Benji Reid is a hip hop veteran, a European body-popping champion.  He will stand before us, centre stage and ask "is hip hop dead?’  13 Mics is his reply, mimicking the mayhem of answers as he astral travels from bebop to hip-hop creating a montage of the 20th Century and taking us from soothsayer to gangster rapper; hip hop backpacker to bling bling.  Raucously acted and hilariously observed, this is hip hop theatre performed through legendary dancing and rapping, and encased in the funk laden sounds of some serious live bass guitar, drums and dj-ing. 13 Mics is like nothing else.  It is one man’s passion for hip hop exposed through his imaginative, chaotic and anarchic force.

Statement:
I dreamed of the image, of me being surrounded by a web of microphones. I knew I had some thing to say but what?
When Jonzi D and I went into rehearsals we knew one thing, we had thirteen microphones and there was a story to tell. We experimented with object manipulation, I wanted to bring each mic and stand to life. I wanted to know the story of the microphone. We had fun coming up with some truly funny stuff but not anything we could use. We would talk every night trying to unearth the narrative, but the break through only came when reading ‘hip hop connexion’, an article on Q-tip and the death of hip hop.  That idea struck a cord with me, as I felt the original energy and vibe of hip hop had shifted and was more focused on niggers, bitches and bling.  I was bought up through hip hop as a culture of love, peace and harmony and knowledge of the self, so from this, we went to work developing the charters for the show. The band really helped bring the whole concept to life.

 
B Like Water  
(A co-production with Contact Theatre, co-directed by Benji Reid and John McGrath, written by Lemn Sissay)
On the cusp of falling - on the verge of flying, Benji Reid jumps from poetry to body popping and back again in a heart stirring exploration of the role that heroes play in our lives.

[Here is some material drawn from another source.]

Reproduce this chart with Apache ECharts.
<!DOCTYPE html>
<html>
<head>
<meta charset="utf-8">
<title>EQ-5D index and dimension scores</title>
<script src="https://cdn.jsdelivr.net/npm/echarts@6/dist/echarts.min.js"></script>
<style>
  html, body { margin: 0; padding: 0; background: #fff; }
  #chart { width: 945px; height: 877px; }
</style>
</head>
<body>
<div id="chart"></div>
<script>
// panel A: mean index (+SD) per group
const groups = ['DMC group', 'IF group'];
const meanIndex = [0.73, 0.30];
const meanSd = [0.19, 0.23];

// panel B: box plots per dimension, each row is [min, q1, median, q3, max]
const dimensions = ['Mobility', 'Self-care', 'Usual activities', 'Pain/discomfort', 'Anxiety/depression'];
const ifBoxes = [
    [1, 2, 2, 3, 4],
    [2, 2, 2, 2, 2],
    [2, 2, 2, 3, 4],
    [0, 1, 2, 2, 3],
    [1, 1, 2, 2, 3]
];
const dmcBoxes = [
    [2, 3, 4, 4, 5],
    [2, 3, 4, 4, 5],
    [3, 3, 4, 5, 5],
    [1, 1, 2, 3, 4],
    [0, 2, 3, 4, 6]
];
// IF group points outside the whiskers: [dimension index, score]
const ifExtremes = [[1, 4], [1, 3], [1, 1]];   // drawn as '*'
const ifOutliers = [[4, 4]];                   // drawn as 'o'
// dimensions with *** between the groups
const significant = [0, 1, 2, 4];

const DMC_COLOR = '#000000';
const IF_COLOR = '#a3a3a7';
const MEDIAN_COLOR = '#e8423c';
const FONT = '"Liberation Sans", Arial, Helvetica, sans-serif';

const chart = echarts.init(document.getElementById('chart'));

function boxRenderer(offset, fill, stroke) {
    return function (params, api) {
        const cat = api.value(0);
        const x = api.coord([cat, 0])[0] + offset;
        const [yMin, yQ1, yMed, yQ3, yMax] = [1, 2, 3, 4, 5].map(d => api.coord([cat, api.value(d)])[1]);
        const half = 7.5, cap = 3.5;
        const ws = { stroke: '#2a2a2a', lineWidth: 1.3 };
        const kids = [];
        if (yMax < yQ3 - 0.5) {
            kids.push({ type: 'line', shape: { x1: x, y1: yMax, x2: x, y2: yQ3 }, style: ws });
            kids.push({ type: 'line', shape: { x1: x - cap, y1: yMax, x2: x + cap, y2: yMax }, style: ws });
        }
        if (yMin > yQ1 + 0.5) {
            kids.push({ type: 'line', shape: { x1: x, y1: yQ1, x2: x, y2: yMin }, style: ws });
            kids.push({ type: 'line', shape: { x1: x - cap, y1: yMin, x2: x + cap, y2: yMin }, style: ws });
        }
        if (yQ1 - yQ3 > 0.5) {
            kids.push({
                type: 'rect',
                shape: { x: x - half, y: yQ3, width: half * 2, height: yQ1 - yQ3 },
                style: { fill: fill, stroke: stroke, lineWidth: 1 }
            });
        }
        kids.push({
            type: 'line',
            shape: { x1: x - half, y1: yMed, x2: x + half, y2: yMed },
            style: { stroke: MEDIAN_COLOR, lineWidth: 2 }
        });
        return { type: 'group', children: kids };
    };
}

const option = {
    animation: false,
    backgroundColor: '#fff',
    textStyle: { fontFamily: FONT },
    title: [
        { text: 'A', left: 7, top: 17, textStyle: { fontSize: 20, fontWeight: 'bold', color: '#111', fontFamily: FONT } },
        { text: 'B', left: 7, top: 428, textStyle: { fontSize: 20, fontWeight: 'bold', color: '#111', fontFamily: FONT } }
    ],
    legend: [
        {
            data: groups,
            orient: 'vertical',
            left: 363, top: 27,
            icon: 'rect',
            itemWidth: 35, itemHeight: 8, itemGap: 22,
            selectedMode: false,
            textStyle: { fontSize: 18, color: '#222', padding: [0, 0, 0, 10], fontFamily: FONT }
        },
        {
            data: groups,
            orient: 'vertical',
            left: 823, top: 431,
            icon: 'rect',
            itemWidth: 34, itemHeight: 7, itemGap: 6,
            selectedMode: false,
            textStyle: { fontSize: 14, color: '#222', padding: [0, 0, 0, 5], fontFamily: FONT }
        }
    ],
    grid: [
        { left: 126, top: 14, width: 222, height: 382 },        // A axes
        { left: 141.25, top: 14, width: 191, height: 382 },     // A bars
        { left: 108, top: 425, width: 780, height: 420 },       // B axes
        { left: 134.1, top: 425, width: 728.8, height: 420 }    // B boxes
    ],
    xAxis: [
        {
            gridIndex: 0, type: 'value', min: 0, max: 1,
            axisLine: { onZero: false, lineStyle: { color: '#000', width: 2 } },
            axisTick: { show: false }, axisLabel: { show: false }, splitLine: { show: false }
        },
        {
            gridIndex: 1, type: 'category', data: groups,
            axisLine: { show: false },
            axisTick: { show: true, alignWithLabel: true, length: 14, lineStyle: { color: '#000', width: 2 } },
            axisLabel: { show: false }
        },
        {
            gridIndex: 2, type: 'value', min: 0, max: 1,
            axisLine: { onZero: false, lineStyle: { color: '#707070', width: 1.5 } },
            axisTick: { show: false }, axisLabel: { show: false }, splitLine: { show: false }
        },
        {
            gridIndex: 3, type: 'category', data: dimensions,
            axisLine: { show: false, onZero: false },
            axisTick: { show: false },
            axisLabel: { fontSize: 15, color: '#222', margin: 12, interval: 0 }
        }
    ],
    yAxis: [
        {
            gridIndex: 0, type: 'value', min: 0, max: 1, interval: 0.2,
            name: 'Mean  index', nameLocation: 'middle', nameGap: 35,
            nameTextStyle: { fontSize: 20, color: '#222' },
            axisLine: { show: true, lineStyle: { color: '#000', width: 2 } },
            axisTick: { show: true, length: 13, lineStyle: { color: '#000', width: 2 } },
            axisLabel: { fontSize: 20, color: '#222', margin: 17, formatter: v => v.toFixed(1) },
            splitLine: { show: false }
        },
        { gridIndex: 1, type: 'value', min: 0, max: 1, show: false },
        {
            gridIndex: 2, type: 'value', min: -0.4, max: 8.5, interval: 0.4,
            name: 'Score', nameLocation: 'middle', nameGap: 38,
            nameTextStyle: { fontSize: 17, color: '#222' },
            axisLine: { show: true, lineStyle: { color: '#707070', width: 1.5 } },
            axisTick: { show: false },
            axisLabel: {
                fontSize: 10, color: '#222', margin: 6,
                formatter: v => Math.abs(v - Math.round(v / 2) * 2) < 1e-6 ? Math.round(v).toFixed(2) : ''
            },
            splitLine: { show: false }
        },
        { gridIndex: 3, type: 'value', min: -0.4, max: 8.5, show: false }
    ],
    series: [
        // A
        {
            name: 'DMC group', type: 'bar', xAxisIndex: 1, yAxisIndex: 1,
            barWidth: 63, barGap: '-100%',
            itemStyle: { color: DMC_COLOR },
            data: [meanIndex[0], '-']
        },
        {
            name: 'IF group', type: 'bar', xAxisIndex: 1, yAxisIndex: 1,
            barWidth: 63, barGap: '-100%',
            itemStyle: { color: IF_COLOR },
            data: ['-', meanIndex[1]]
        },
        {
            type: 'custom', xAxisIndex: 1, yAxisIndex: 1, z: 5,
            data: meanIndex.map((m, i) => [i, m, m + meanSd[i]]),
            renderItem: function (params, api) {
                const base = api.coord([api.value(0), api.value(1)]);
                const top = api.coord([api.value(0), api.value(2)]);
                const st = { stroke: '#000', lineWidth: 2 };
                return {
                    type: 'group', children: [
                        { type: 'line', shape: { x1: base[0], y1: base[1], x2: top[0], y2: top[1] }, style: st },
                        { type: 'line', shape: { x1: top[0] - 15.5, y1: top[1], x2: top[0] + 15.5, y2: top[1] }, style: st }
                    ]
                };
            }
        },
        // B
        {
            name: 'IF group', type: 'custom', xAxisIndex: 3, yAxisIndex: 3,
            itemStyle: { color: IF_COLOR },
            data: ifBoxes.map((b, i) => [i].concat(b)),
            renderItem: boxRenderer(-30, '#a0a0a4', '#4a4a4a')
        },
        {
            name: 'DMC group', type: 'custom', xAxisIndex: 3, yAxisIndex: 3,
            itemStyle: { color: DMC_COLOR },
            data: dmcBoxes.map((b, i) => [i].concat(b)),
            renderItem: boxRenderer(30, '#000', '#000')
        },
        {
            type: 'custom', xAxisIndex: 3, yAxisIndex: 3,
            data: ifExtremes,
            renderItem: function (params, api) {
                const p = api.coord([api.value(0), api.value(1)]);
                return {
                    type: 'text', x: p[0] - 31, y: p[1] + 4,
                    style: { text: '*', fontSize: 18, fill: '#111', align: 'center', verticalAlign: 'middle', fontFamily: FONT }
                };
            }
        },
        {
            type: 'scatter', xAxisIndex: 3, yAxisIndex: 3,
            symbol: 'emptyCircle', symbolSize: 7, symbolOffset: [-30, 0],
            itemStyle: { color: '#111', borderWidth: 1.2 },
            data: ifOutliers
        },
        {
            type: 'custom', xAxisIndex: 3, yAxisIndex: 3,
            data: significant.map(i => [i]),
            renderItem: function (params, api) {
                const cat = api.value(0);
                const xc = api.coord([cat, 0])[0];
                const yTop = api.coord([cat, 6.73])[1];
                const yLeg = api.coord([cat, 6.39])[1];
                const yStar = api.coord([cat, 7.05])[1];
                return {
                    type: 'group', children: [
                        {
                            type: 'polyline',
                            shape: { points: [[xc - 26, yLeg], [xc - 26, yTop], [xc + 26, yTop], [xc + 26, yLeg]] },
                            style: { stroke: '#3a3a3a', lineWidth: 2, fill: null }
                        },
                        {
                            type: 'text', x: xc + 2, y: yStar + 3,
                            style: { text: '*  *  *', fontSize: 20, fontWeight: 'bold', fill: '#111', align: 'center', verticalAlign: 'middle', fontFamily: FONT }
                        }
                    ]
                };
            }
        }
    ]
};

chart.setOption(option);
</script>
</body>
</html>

'Paint the Heroes, the queens and kings. Paint yourself wings.  Paint yourself wings.’ Words by Lemn Sissay

Statement:
I had the opportunity to work with one of strongest voices in contemporary poetry today, Lemn Sissay.  John McGrath and I had spent a week in Birmingham just playing with flight on the end of a bungee.  This has been the biggest challenge to date; I wanted a piece that would be able to live with 13 Mics.

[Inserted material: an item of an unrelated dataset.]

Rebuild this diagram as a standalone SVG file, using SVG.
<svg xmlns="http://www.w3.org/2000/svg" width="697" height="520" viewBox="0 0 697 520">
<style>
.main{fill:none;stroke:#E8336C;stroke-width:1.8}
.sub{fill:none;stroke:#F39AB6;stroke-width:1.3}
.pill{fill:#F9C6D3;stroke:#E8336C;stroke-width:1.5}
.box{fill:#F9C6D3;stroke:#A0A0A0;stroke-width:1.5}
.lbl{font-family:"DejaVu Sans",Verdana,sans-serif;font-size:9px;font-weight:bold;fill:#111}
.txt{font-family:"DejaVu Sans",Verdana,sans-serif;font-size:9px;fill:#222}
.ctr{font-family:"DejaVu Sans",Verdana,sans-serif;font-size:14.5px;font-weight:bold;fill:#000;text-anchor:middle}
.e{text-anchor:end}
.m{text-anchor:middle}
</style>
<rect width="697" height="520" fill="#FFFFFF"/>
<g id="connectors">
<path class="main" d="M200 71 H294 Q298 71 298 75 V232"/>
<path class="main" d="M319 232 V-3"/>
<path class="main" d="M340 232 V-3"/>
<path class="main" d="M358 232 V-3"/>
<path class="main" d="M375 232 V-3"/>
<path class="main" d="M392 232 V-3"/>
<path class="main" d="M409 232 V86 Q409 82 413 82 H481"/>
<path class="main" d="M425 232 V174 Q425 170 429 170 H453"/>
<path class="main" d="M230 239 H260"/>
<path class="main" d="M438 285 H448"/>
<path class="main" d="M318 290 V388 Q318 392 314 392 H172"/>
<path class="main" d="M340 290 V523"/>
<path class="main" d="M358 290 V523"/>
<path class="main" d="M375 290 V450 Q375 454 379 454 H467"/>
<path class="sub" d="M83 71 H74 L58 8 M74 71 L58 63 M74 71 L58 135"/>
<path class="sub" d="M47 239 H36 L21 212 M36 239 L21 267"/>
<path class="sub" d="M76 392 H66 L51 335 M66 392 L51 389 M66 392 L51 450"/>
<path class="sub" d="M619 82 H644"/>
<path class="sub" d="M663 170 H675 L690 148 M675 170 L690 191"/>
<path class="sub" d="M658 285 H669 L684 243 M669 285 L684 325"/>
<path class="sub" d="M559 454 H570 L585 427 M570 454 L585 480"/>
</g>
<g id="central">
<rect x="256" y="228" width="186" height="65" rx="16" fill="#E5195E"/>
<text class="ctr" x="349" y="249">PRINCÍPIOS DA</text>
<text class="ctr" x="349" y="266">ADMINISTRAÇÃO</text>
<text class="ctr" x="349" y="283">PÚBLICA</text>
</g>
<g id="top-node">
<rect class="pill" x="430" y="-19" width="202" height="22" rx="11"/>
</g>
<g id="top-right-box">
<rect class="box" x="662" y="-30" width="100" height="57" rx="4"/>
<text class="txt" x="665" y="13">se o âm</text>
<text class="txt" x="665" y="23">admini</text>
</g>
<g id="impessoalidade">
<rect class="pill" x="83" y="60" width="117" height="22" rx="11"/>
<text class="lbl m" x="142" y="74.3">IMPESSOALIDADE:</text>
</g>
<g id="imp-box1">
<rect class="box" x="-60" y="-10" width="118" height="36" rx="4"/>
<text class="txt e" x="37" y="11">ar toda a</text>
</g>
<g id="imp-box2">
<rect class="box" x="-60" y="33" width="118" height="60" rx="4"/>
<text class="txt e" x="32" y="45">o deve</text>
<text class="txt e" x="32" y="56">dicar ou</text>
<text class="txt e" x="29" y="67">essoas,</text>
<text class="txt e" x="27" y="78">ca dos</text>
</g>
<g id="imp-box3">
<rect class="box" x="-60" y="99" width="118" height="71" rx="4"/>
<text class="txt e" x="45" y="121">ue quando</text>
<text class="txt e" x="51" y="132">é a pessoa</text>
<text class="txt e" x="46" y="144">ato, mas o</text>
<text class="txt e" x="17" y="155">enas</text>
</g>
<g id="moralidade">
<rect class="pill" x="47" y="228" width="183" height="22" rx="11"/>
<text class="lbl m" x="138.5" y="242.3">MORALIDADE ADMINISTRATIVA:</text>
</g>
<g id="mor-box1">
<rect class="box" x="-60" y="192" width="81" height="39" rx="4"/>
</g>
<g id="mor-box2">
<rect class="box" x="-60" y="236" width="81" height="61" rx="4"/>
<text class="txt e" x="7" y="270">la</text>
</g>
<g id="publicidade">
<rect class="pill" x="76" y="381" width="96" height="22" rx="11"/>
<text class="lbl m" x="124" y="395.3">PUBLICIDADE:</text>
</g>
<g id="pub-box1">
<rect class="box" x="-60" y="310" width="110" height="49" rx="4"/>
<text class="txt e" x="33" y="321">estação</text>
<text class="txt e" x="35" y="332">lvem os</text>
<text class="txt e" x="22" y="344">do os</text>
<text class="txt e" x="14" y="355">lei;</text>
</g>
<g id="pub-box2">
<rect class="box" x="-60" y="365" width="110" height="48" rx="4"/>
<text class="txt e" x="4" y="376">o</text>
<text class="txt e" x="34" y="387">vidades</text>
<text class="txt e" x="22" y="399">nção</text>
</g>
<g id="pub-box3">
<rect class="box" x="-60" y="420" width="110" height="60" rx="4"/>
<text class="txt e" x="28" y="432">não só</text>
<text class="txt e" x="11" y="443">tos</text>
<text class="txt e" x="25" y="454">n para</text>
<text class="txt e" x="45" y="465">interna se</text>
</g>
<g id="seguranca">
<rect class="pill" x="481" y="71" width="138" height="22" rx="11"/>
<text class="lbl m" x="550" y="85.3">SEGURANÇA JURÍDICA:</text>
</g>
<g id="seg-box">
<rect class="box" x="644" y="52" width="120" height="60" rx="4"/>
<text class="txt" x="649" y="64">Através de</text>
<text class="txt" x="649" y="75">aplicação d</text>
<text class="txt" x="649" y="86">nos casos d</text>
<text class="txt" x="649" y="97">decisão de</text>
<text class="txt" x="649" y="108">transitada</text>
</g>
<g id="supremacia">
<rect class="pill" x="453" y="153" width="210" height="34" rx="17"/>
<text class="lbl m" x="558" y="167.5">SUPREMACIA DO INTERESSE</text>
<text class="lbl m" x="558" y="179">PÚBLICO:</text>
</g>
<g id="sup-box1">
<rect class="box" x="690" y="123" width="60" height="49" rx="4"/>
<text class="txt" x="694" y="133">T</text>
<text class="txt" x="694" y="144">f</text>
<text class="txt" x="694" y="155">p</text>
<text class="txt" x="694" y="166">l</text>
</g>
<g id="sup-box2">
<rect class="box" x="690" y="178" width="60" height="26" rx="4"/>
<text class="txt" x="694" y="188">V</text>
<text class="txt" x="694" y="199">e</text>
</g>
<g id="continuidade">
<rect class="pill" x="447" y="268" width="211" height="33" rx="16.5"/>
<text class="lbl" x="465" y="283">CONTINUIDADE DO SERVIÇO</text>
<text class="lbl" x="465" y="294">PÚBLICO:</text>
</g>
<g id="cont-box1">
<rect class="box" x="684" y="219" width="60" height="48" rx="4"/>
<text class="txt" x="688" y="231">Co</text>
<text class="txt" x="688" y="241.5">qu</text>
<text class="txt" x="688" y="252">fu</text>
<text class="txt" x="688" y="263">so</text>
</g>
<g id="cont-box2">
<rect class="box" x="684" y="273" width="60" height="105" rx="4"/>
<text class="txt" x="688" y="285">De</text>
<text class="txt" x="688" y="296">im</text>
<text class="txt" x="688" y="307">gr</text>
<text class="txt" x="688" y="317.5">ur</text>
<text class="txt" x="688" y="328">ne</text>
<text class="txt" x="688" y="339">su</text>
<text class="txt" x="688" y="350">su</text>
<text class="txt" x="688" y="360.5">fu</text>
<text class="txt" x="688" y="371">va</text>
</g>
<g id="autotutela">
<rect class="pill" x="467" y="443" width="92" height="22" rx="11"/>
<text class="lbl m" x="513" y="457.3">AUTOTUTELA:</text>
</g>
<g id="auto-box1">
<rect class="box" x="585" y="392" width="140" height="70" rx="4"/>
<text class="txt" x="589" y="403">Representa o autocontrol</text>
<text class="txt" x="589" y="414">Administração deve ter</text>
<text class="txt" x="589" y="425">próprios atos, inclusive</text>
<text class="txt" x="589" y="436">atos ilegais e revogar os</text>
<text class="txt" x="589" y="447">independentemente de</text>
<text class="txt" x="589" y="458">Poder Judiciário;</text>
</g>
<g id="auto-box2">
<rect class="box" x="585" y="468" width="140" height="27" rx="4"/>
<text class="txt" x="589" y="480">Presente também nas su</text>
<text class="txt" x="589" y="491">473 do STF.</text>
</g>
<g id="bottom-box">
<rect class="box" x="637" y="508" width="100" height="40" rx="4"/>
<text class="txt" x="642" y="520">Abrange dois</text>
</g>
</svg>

O Jay (Musical Director) and I had been touring The Holiday for some time and we both love the piece because in one respect the theme is timeless and the subject is endless emotional and physical break down.  In the end of The Holiday the protagonist jumps.  I wanted to start B Like Water at the end of The Holiday, as a sequel if you will.  Ojay and I had an idea of angels for the songs and movement in B Like Water. I really needed to feel a sense of closure to the whole idea of some one taking their life.

I wanted to move into a more spiritual zone that would examine my respect for black heroes and how we connect to them. The narrative is a fall and what happened between the jump and salvation, and how the angles save the protagonist’s state of mind.  Very simple.  Of course there is the physical proposition of being suspended from a line, I wanted to play with weightlessness. This has proved to be very hard, I have never developed such a painful piece.  
The title ‘B Like Water’ comes from an interview with Bruce Lee.  In order for us to overcome our fears, our oppressors, our economic entrapment, we need to be like water.  Whenever the world throws a bolder in the stream of life, we must learn to flow around it, over it, underneath it, and record it in time.  We take our love and positive energy and flow through time creating little streams called our children.
There is some thing simple and beautiful about this piece.